— START OF INFORMATION PROVIDED —
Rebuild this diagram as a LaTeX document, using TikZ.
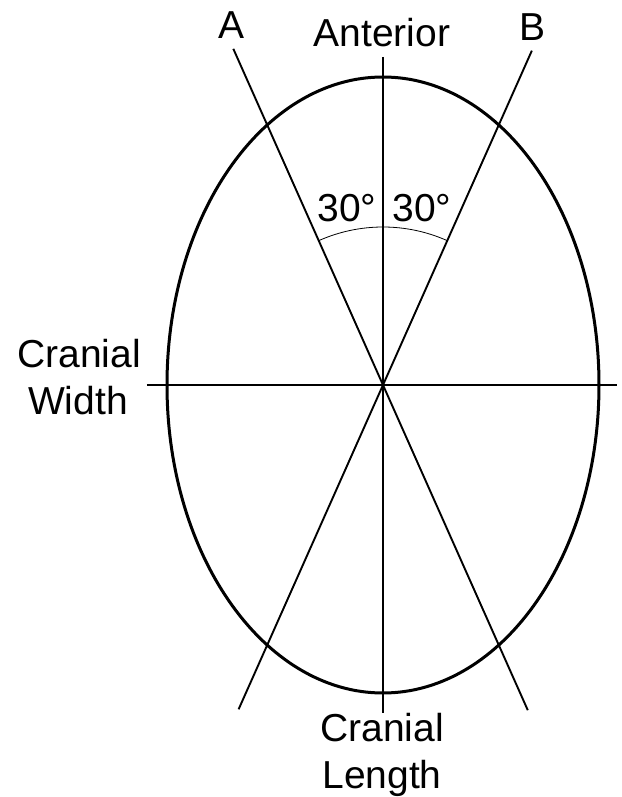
\documentclass[tikz,border=0pt]{standalone}
\usepackage{fontspec}
\setmainfont{Liberation Sans}
\begin{document}
\begin{tikzpicture}[x=1pt,y=1pt,
    lbl/.style={inner sep=0pt,font=\fontsize{39}{47}\selectfont},
    axis/.style={line width=1.9pt}]
    \useasboundingbox (-383,-412) rectangle (238,385);
    \coordinate (O) at (0,0);
    \draw[line width=3pt] (O) ellipse [x radius=216, y radius=308];
    % axes and the two 30 degree lines
    \coordinate (antTop) at (0,328);
    \coordinate (antBot) at (0,-328);
    \coordinate (widL) at (-236,0);
    \coordinate (widR) at (234,0);
    \coordinate (aTop) at (114:368);
    \coordinate (aBot) at (-66:356);
    \coordinate (bTop) at (66:366);
    \coordinate (bBot) at (246:355);
    \draw[axis] (antTop) -- (antBot);
    \draw[axis] (widL) -- (widR);
    \draw[axis] (aTop) -- (aBot);
    \draw[axis] (bTop) -- (bBot);
    \draw[line width=0.8pt] (66:158) arc[start angle=66, end angle=114, radius=158];
    % labels
    \node[lbl,anchor=base] (labA) at (-151,346) {A};
    \node[lbl,anchor=base] (labB) at (150,344) {B};
    \node[lbl,anchor=base] (labAnt) at (-1,338) {Anterior};
    \node[lbl,anchor=base] (angA) at (-36,163) {30°};
    \node[lbl,anchor=base] (angB) at (39,163) {30°};
    \node[lbl,anchor=base] (cwA) at (-304,17) {Cranial};
    \node[lbl,anchor=base] (cwB) at (-305,-30) {Width};
    \node[lbl,anchor=base] (clA) at (-1,-356) {Cranial};
    \node[lbl,anchor=base] (clB) at (-1,-403) {Length};
\end{tikzpicture}
\end{document}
— END OF INFORMATION PROVIDED —
__WRITTEN TASK__
Transcribe the full listing above exactly, with the images removed.

__EXERCISE OUTPUT__
Rebuild this diagram as a LaTeX document, using TikZ.
\documentclass[tikz,border=0pt]{standalone}
\usepackage{fontspec}
\setmainfont{Liberation Sans}
\begin{document}
\begin{tikzpicture}[x=1pt,y=1pt,
    lbl/.style={inner sep=0pt,font=\fontsize{39}{47}\selectfont},
    axis/.style={line width=1.9pt}]
    \useasboundingbox (-383,-412) rectangle (238,385);
    \coordinate (O) at (0,0);
    \draw[line width=3pt] (O) ellipse [x radius=216, y radius=308];
    % axes and the two 30 degree lines
    \coordinate (antTop) at (0,328);
    \coordinate (antBot) at (0,-328);
    \coordinate (widL) at (-236,0);
    \coordinate (widR) at (234,0);
    \coordinate (aTop) at (114:368);
    \coordinate (aBot) at (-66:356);
    \coordinate (bTop) at (66:366);
    \coordinate (bBot) at (246:355);
    \draw[axis] (antTop) -- (antBot);
    \draw[axis] (widL) -- (widR);
    \draw[axis] (aTop) -- (aBot);
    \draw[axis] (bTop) -- (bBot);
    \draw[line width=0.8pt] (66:158) arc[start angle=66, end angle=114, radius=158];
    % labels
    \node[lbl,anchor=base] (labA) at (-151,346) {A};
    \node[lbl,anchor=base] (labB) at (150,344) {B};
    \node[lbl,anchor=base] (labAnt) at (-1,338) {Anterior};
    \node[lbl,anchor=base] (angA) at (-36,163) {30°};
    \node[lbl,anchor=base] (angB) at (39,163) {30°};
    \node[lbl,anchor=base] (cwA) at (-304,17) {Cranial};
    \node[lbl,anchor=base] (cwB) at (-305,-30) {Width};
    \node[lbl,anchor=base] (clA) at (-1,-356) {Cranial};
    \node[lbl,anchor=base] (clB) at (-1,-403) {Length};
\end{tikzpicture}
\end{document}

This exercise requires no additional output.